Così si sta nelle grandes écoles e nelle università francesi da cinque anni a questa parte, come raccontato in una lunga inchiesta del Figaro. Censure, intimidazioni, minacce, pressioni: per evitare disordini, sempre più istituti sono costretti ad annullare eventi, spettacoli, conferenze, tavole rotonde che non piacciono alle frange radicali della sinistra francese, i movimenti indigenisti e decolonialisti, i quali hanno importato dagli Stati Uniti un’ideologia settaria che sta creando molti danni. “L’influenza delle università americane è sempre più forte negli istituti francesi. Tutto è cominciato in maniera soft cinque anni fa, con i primi ostacoli alla libertà d’espressione, in particolare sulla questione della laicità. Poi, c’è stata una moltiplicazione di ostacoli. La stampa ha reso pubblici alcuni di questi abusi, ma in realtà ce ne sono molti altri di cui non si parla”, ha detto al Figaro Gilles Denis, docente presso l’università di Lilla e membro del collettivo “Vigilance Universités”. Fondato nel 2016 per lottare contro il razzismo e l’antisemitismo che si espande negli atenei francesi, il collettivo di Denis ha allertato a più riprese le autorità politiche sul problema della censura e dell’oltranzismo di certi gruppuscoli che strozzano il dibattito delle idee nelle università.

 

La Francia, si sa, ha da sempre una fibra rivoluzionaria, riottosa, sovversiva, che spesso permette al paese di rompere l’ordine costituito e produrre un avanzamento, un progresso, un’innovazione (l’elezione dell’outsider Macron, che non a caso ha intitolato il suo libro programmatico “Révolution”, e la conseguente rottura del duopolio gollisti-socalisti, è uno degli esempi recenti più fulgidi in questo senso).
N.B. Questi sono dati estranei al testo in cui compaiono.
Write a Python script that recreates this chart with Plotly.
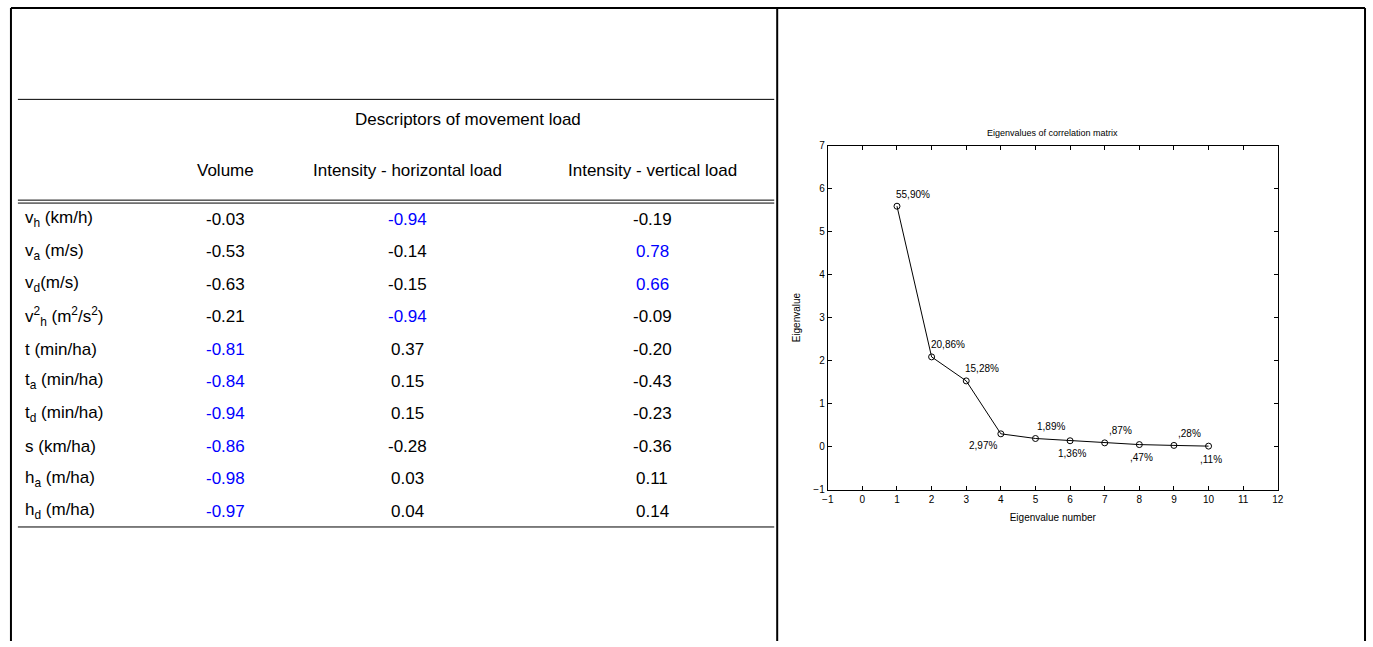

Ma qui siamo di fronte a una radicalizzazione della lotta che non porta nessun miglioramento, anzi, crea un’atmosfera di terrore malsana, che preoccupa tutti, a prescindere dall’orientamento politico. “L’università si trova di fronte a ogni sorta di censura, è estremamente inquietante”, ha dichiarato al Figaro la filosofa Carole Talon-Hugon, prima di aggiungere: “Ogni volta, vengono superati i limiti. Con questo ritmo, temo che fra qualche settimana un gruppo chiederà che Cartesio non venga più studiato perché aveva paragonato gli animali alle macchine, e con lui Artistotele perché aveva detto che gli schiavi non erano degli uomini. Sarebbe l’inizio della fine”. Olivier Vial, presidente del sindacato studentesco Uni (Union national inter-universitaire), osserva questo fenomeno da diversi anni. “C’è un doppio fattore. Da un lato, l’ascesa di un attivismo e di un militantismo di estrema sinistra, e dall’altra l’emergere dei movimenti indigenisti, decolonialisti, antispecisti, ultrafemministi. Convinti di appartenere al campo del bene – spiega Vial – vogliono togliere la parola a tutti quelli che non la pensano come loro. E ciò avviene con la violenza”. Come gli appelli al linciaggio su Facebook al professore di linguistica Jean Szlamowicz, reo di essere critico verso la scrittura inclusiva. “A volte si è tentati dal non volersi più esprimere su un tema per non avere problemi – dice sconsolato Szlamowicz – E’ una pressione permanente”.